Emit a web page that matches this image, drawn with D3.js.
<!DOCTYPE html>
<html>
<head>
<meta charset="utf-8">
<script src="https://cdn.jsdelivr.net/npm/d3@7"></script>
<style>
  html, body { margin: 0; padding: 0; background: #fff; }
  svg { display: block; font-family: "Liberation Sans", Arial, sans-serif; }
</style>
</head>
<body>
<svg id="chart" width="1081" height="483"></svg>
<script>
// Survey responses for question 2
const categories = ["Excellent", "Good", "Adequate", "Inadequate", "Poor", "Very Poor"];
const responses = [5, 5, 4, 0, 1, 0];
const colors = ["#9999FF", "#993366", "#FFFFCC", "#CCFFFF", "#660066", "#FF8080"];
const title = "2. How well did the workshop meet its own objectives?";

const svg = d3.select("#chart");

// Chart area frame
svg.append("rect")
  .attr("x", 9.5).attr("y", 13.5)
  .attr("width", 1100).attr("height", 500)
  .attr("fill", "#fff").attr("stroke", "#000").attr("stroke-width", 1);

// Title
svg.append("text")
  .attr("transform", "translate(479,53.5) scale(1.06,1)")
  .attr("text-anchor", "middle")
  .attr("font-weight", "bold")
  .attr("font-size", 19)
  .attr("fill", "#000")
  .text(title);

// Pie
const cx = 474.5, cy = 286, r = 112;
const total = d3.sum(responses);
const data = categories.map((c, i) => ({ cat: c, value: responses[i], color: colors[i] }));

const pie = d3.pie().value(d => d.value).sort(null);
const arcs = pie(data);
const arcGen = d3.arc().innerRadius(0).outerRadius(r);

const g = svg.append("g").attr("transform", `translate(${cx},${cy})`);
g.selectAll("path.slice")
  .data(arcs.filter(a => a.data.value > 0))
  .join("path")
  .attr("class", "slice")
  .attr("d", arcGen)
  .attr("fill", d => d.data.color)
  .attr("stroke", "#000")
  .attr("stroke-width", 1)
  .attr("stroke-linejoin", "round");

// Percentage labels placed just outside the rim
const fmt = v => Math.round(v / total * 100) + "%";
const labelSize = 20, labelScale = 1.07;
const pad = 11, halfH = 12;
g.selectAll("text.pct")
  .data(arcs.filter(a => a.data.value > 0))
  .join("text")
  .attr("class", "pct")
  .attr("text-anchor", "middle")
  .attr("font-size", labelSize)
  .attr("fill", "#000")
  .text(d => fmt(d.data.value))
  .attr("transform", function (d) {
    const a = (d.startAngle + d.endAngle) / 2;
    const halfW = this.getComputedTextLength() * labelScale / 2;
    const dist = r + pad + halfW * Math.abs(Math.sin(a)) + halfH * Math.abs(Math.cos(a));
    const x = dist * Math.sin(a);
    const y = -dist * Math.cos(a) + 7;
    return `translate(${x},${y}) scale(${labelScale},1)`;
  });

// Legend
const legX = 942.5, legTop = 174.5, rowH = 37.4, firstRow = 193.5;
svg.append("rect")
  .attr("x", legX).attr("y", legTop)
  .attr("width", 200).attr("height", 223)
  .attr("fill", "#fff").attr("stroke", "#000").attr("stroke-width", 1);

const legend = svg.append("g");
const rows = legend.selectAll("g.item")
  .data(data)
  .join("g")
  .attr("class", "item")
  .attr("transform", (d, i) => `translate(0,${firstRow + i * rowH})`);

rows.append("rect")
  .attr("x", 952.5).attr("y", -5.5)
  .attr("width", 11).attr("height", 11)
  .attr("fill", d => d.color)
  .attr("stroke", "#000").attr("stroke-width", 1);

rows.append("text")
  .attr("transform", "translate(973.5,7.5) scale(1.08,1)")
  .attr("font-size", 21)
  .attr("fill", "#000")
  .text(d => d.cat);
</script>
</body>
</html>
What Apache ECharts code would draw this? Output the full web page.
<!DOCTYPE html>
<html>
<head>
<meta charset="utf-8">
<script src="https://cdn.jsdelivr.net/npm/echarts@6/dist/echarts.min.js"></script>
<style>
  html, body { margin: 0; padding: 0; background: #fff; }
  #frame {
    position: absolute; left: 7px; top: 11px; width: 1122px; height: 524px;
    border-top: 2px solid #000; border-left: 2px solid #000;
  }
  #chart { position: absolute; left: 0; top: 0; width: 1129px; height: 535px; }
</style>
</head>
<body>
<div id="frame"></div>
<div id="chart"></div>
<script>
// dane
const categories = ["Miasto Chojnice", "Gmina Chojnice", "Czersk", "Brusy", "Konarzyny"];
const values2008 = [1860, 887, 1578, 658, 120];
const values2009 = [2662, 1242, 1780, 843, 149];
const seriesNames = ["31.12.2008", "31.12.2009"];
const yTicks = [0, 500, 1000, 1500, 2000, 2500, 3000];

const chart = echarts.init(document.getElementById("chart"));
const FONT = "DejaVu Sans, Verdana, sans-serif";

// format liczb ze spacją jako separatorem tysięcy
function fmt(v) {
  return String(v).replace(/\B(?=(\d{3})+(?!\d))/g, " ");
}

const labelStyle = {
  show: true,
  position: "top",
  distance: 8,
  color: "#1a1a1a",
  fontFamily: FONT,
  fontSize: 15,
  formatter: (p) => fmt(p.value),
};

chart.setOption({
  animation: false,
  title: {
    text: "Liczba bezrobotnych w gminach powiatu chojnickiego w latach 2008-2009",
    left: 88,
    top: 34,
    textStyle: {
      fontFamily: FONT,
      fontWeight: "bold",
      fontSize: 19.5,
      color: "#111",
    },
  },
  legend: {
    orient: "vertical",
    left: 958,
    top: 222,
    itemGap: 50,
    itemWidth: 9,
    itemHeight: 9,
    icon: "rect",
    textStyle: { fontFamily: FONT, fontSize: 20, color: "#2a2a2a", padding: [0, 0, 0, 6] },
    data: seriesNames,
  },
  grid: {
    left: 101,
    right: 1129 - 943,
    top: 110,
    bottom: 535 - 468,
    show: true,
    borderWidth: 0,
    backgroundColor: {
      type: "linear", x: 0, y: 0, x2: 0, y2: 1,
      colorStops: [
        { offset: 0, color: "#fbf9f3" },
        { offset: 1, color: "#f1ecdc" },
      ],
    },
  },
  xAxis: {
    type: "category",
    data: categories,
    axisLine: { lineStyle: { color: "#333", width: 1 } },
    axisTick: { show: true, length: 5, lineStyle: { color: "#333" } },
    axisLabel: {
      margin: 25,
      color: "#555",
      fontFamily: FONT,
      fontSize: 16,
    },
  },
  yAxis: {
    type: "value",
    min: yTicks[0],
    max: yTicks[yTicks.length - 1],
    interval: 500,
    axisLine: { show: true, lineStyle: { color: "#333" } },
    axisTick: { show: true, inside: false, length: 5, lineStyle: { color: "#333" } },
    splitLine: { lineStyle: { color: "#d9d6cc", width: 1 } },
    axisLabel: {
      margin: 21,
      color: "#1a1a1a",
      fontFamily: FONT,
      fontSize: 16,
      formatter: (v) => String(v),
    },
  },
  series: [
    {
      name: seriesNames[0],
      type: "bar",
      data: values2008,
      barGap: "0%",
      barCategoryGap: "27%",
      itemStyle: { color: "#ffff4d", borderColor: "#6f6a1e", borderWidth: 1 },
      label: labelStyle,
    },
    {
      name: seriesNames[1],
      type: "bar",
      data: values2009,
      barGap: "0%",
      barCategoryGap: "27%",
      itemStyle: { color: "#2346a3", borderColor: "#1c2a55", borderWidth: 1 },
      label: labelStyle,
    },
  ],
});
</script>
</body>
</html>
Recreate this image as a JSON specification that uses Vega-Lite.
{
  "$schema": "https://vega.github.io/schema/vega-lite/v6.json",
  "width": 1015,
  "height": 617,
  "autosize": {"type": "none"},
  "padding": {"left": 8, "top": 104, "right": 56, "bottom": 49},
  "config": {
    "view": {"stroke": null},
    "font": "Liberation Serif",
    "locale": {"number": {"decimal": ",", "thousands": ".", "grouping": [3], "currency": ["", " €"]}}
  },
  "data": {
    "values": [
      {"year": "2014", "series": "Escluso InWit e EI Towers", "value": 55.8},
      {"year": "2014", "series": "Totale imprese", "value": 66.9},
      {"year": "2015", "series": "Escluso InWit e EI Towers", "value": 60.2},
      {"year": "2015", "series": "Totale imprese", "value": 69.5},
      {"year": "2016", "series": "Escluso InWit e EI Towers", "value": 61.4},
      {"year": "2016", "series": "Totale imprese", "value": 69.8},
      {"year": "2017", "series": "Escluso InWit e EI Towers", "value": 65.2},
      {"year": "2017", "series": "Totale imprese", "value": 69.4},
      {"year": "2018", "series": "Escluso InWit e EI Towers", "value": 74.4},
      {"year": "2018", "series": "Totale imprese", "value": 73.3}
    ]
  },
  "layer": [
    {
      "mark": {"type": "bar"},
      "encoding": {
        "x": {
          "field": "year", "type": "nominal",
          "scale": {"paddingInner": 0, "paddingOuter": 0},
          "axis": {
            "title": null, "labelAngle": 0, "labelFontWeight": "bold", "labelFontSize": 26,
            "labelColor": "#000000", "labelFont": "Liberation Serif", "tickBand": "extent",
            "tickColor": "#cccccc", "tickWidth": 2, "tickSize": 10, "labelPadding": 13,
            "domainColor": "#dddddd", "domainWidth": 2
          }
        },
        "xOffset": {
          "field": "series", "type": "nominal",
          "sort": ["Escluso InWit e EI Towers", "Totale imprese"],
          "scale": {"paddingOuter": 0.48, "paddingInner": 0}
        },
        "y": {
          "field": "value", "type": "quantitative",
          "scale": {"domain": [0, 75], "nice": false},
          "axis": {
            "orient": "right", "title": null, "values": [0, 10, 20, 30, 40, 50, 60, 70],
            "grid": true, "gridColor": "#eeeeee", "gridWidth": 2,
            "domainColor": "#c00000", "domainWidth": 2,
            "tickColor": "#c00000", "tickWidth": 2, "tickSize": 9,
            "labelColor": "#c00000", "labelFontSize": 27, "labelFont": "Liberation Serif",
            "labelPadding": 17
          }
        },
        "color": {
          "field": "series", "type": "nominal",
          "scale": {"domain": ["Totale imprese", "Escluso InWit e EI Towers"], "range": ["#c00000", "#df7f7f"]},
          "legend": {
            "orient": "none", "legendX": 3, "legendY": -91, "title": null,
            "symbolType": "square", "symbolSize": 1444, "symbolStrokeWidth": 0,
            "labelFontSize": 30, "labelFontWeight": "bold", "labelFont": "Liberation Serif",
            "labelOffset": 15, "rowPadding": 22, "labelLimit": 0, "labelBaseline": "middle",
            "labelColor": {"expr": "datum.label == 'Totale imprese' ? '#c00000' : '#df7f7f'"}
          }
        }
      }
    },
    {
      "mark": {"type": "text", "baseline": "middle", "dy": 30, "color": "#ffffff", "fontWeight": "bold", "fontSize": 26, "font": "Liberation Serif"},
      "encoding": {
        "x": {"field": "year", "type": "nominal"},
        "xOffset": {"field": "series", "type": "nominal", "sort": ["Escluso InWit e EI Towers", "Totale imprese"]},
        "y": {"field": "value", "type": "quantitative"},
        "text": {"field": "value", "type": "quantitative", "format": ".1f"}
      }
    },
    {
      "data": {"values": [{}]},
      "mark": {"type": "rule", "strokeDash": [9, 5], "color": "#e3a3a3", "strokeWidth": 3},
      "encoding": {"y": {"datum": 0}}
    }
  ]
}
::::
**Written problem**
Using the data above, say how many lines include "image". No other reply is needed.

**Reply to the task**
2